4. Small Changes Add Up to Big Weight Loss

Nutrition scientists today know that equations like this don’t work in real life: “cut 840kJ a day, and you’ll lose 9kg in a year”. As your body shrinks, you don’t need or burn as many kilojoules. Say you weigh 68kg, and you burn an extra 420kJ a day going for a walk. After 35 days, you should be down 14,700kJ – or 450 grams. In 365 days, it should be more than 4.5kg, explains Allison. But as you get lighter, it no longer takes 420kJ to move your body. If it did, ten years from now, you’d have lost 45 kilos. “How is that even possible?” he asks.

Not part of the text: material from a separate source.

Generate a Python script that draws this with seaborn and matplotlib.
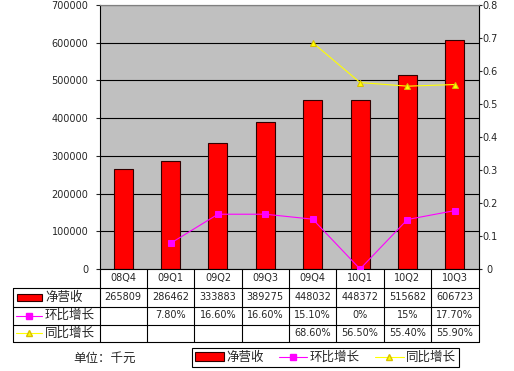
import numpy as np
import pandas as pd
import seaborn as sns
import matplotlib.pyplot as plt
from matplotlib.patches import Rectangle
from matplotlib.lines import Line2D

quarters = ['08Q4', '09Q1', '09Q2', '09Q3', '09Q4', '10Q1', '10Q2', '10Q3']
revenue = [265809, 286462, 333883, 389275, 448032, 448372, 515682, 606723]
qoq = [np.nan, 0.078, 0.166, 0.166, 0.151, 0.0, 0.15, 0.177]
yoy = [np.nan, np.nan, np.nan, np.nan, 0.686, 0.565, 0.554, 0.559]
qoq_labels = ['', '7.80%', '16.60%', '16.60%', '15.10%', '0%', '15%', '17.70%']
yoy_labels = ['', '', '', '', '68.60%', '56.50%', '55.40%', '55.90%']
series_names = ['净营收', '环比增长', '同比增长']
unit_text = '单位：千元'

sns.set_style('white')
plt.rcParams['font.family'] = ['DejaVu Sans', 'Noto Sans CJK SC']
cjk = ['Noto Sans CJK SC', 'DejaVu Sans']

RED, MAG, YEL = '#FF0000', '#FF00FF', '#FFFF00'
YEL_EDGE = '#D8C000'

W, H = 514, 371
L, R, T, B = 99.5, 478.5, 5, 269

fig = plt.figure(figsize=(W / 100, H / 100), dpi=100)
fig.patch.set_facecolor('white')
ax = fig.add_axes([L / W, 1 - B / H, (R - L) / W, (B - T) / H])
ax.set_facecolor('#C0C0C0')

df = pd.DataFrame({'q': quarters, 'rev': revenue, 'qoq': qoq, 'yoy': yoy,
                   'i': np.arange(len(quarters))})

sns.barplot(data=df, x='q', y='rev', ax=ax, color=RED, saturation=1,
            edgecolor='#300000', linewidth=0.8, width=0.4)
ax.set_xlim(-0.5, len(quarters) - 0.5)
ax.set_ylim(0, 700000)
ax.set_yticks(range(0, 700001, 100000))
ax.set_yticklabels([str(v) for v in range(0, 700001, 100000)])
ax.yaxis.grid(True, color='black', linewidth=0.8)
ax.set_axisbelow(True)
ax.set_xlabel('')
ax.set_ylabel('')
ax.set_xticklabels([])
ax.tick_params(axis='x', length=0)
ax.tick_params(axis='y', labelsize=7, length=3, pad=5, width=0.8)
for s in ['left', 'bottom']:
    ax.spines[s].set_color('black')
    ax.spines[s].set_linewidth(0.8)
for s in ['top', 'right']:
    ax.spines[s].set_color('#808080')
    ax.spines[s].set_linewidth(0.8)

ax2 = ax.twinx()
sns.lineplot(data=df, x='i', y='qoq', ax=ax2, color=MAG, linewidth=0.8,
             marker='s', markersize=4.5, markeredgecolor=MAG)
sns.lineplot(data=df, x='i', y='yoy', ax=ax2, color=YEL, linewidth=0.8,
             marker='^', markersize=5, markeredgecolor=YEL_EDGE)
ax2.set_ylim(0, 0.8)
ticks2 = np.arange(0, 0.81, 0.1)
ax2.set_yticks(ticks2)
ax2.set_yticklabels(['0' if t == 0 else f'{t:.1f}' for t in ticks2])
ax2.tick_params(axis='y', labelsize=7, length=2, pad=6, width=0.8)
for tk in ax2.yaxis.get_major_ticks():
    tk.label2.set_horizontalalignment('center')
ax2.set_xlabel('')
ax2.set_ylabel('')
ax2.spines['right'].set_color('black')
ax2.spines['right'].set_linewidth(0.8)
ax2.spines['top'].set_color('#808080')
for s in ['left', 'bottom']:
    ax2.spines[s].set_visible(False)

# data table below the plot
ov = fig.add_axes([0, 0, 1, 1])
ov.set_xlim(0, W)
ov.set_ylim(H, 0)
ov.axis('off')

tx0 = 12.5
rows_y = [269, 288, 306.5, 324.5, 342]
colw = (R - L) / len(quarters)
lk = dict(color='black', linewidth=0.8)
for k in range(len(quarters) + 1):
    ov.add_line(Line2D([L + k * colw] * 2, [rows_y[0], rows_y[-1]], **lk))
for y in rows_y[1:]:
    ov.add_line(Line2D([tx0, R], [y, y], **lk))
ov.add_line(Line2D([tx0, tx0], [rows_y[1], rows_y[-1]], **lk))

for k, q in enumerate(quarters):
    cx = L + (k + 0.5) * colw
    ov.text(cx, (rows_y[0] + rows_y[1]) / 2, q, ha='center', va='center', fontsize=7)
    ov.text(cx, (rows_y[1] + rows_y[2]) / 2, str(revenue[k]), ha='center', va='center', fontsize=7)
    ov.text(cx, (rows_y[2] + rows_y[3]) / 2, qoq_labels[k], ha='center', va='center', fontsize=7)
    ov.text(cx, (rows_y[3] + rows_y[4]) / 2, yoy_labels[k], ha='center', va='center', fontsize=7)

# row legend keys
yc = [(rows_y[i] + rows_y[i + 1]) / 2 for i in range(1, 4)]
ov.add_patch(Rectangle((16.5, yc[0] - 3.5), 25.5, 7, facecolor=RED, edgecolor='#300000', linewidth=0.8))
ov.add_line(Line2D([16, 29, 42], [yc[1]] * 3, color=MAG, linewidth=0.8,
                   marker='s', markersize=4.5, markevery=[1], markeredgecolor=MAG))
ov.add_line(Line2D([16, 29, 42], [yc[2]] * 3, color=YEL, linewidth=0.8,
                   marker='^', markersize=5, markevery=[1], markeredgecolor=YEL_EDGE))
for i, name in enumerate(series_names):
    ov.text(45, yc[i], name, ha='left', va='center', fontsize=9, family=cjk)

ov.text(105, 358, unit_text, ha='center', va='center', fontsize=9, family=cjk)

handles = [Rectangle((0, 0), 1, 1, facecolor=RED, edgecolor='#300000', linewidth=0.8),
           Line2D([], [], color=MAG, linewidth=0.8, marker='s', markersize=4.5, markeredgecolor=MAG),
           Line2D([], [], color=YEL, linewidth=0.8, marker='^', markersize=5, markeredgecolor=YEL_EDGE)]
leg = fig.legend(handles, series_names, loc='center', bbox_to_anchor=(325.5 / W, 1 - 357.5 / H),
                 ncol=3, frameon=True, fancybox=False, edgecolor='black', framealpha=1,
                 prop={'family': cjk, 'size': 9}, handlelength=2.3, handletextpad=0.2,
                 columnspacing=1.2, borderpad=0.25, borderaxespad=0)
leg.get_frame().set_linewidth(0.8)

fig.savefig('out.png', dpi=100)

? THE NEW ADVICE: At some point, little things won’t be enough to keep up weight loss. Commit to change: in addition to a daily walk, you may need to shave a few hundred kilojoules by, say, skipping the cheese on your sandwich or the helping of rice with your stir-fry.

5. Large, Ambitious Weight-Loss Goals Set You Up for Failure

Such a behemoth goal as “I want to go from a size 24 to an 8” is doomed from the get-go, we’ve always believed. Better to set the bar lower (“I want to lose five kilos and go from there”) so you can actually clear it, right? “The logic here goes that if you have too-high expectations, you’ll get frustrated and discouraged and drop out of your weight-loss programme,” says Allison. “But big-goal setters are no more likely to drop out than those who make smaller ones – and there’s some evidence that they may do even better.” A University of Minnesota study found that women who set weight-loss goals that the researchers deemed unrealistic were no more or less likely to achieve their ideal BMIs (body mass indexes) than those who chose more “reasonable” goals.

? THE NEW ADVICE: Small goals can provide a motivating sense of accomplishment as you tick each one off. But don’t be afraid to go after a big number. “It’s helpful to have some optimism,” says Allison. The key: having specific steps to achieve it, such as exercising five days a week and cutting portions.